## WORK TO DO
Only one portion of the data is to be written out: from the line bearing "Reproduce this chart with matplotlib." through the line bearing "plt.rcParams['mathtext.bf'] = 'Liberation". Write it exactly as it appears.

## DATA EXCERPTS
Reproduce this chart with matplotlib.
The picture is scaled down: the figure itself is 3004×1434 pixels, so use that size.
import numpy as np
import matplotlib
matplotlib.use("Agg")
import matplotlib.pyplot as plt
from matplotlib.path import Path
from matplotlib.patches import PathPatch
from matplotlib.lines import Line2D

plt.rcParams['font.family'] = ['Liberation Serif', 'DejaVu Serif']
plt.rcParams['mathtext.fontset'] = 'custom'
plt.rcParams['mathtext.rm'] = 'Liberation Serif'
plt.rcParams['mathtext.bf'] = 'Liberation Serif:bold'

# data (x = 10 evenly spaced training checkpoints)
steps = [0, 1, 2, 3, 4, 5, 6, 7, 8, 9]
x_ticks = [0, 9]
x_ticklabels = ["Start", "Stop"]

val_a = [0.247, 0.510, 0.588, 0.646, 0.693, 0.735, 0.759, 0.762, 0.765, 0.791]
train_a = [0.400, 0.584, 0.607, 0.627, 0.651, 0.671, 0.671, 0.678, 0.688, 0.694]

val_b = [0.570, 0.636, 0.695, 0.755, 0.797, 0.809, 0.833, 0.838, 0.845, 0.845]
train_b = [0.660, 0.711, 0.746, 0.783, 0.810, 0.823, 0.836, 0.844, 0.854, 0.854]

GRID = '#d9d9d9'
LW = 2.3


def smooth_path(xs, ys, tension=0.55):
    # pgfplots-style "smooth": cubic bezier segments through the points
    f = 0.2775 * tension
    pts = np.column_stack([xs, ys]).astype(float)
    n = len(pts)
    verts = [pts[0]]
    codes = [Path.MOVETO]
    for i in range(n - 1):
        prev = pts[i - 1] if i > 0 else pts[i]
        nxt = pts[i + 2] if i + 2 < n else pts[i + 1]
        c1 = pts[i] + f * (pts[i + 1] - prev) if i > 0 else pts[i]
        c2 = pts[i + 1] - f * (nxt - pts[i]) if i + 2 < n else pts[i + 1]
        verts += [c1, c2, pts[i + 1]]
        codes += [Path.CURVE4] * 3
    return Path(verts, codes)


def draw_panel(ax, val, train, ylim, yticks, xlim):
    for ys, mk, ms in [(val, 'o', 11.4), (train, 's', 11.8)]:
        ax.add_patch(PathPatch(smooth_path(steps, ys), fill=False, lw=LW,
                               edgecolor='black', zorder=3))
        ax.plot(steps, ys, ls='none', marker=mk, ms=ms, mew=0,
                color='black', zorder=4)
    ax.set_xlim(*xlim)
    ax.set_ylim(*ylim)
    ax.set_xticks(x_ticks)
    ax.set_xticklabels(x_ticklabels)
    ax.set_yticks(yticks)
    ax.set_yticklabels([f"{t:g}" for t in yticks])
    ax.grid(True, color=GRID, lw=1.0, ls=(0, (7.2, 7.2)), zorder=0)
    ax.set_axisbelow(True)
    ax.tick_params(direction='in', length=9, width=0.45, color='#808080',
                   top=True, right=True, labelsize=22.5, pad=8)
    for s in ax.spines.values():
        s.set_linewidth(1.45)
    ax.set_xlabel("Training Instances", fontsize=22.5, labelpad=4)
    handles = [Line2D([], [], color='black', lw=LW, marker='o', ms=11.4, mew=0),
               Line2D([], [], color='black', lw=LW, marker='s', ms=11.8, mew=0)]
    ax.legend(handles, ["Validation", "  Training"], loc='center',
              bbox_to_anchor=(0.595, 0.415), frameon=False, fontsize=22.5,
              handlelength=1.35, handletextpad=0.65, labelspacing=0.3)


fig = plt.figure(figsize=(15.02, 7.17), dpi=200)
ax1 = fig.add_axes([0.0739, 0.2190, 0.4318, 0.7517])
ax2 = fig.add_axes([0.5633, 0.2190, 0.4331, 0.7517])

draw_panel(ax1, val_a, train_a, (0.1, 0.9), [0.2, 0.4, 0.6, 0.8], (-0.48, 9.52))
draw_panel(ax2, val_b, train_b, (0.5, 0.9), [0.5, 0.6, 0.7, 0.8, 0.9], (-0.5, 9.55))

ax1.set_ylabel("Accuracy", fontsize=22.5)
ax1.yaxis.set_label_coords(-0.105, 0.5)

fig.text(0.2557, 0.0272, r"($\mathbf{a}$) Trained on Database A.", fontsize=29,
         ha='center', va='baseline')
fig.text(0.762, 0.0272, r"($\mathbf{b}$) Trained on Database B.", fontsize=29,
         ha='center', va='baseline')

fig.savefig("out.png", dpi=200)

* * *

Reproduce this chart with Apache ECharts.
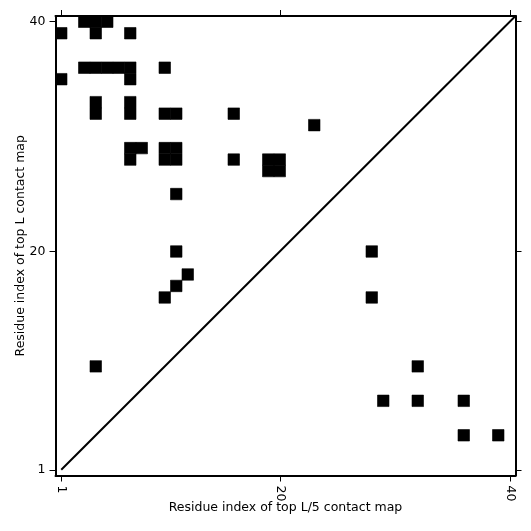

* * *

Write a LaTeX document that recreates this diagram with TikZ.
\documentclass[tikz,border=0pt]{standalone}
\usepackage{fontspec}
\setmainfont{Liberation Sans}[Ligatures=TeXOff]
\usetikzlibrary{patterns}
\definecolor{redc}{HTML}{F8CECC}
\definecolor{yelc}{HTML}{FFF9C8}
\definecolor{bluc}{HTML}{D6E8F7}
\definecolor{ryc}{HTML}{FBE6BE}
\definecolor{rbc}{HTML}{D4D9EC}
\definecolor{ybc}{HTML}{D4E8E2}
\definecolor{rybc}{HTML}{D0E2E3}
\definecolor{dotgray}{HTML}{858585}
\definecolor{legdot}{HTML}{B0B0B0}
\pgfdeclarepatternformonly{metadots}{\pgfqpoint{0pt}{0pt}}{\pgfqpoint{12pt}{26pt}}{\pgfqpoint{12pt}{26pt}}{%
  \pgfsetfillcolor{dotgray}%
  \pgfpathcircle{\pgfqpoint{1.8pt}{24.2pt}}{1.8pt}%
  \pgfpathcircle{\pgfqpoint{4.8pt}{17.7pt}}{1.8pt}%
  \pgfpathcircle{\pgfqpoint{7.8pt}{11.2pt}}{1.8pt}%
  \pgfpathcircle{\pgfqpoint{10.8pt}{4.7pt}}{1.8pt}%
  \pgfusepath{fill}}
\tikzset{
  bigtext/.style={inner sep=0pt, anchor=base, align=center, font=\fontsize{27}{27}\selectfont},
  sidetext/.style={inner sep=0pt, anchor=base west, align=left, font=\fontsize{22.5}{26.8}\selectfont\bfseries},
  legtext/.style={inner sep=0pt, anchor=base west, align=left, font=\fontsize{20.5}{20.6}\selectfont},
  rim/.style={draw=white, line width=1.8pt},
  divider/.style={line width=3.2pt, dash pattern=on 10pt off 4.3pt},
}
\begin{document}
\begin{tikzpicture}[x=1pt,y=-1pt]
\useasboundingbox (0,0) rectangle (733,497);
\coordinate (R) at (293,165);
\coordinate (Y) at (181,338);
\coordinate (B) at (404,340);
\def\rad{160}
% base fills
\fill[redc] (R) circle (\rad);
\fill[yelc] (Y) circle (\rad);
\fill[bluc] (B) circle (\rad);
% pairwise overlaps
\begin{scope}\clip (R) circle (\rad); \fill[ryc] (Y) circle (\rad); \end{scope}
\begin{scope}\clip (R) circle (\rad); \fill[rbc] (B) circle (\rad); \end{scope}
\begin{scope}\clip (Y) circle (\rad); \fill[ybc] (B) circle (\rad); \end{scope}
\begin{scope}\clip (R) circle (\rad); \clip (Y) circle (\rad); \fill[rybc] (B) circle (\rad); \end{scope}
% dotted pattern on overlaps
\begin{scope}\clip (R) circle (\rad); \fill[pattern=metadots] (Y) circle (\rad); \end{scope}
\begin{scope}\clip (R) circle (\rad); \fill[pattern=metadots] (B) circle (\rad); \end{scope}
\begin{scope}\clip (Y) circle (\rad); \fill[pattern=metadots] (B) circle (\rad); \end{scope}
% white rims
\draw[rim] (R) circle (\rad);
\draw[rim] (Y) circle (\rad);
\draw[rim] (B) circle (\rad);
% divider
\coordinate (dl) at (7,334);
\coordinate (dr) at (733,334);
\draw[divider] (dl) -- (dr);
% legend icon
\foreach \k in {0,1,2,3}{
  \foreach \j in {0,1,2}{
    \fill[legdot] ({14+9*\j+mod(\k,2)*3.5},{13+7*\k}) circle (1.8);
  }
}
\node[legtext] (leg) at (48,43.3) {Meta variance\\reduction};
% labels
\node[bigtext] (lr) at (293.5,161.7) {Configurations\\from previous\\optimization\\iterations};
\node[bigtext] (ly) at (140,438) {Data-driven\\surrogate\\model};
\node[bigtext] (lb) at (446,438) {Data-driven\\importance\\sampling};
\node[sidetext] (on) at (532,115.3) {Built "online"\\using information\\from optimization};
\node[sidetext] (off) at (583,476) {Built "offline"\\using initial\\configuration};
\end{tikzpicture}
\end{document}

## EXERCISE RESULT
Reproduce this chart with matplotlib.
The picture is scaled down: the figure itself is 3004×1434 pixels, so use that size.
import numpy as np
import matplotlib
matplotlib.use("Agg")
import matplotlib.pyplot as plt
from matplotlib.path import Path
from matplotlib.patches import PathPatch
from matplotlib.lines import Line2D

plt.rcParams['font.family'] = ['Liberation Serif', 'DejaVu Serif']
plt.rcParams['mathtext.fontset'] = 'custom'
plt.rcParams['mathtext.rm'] = 'Liberation Serif'
plt.rcParams['mathtext.bf'] = 'Liberation Serif:bold'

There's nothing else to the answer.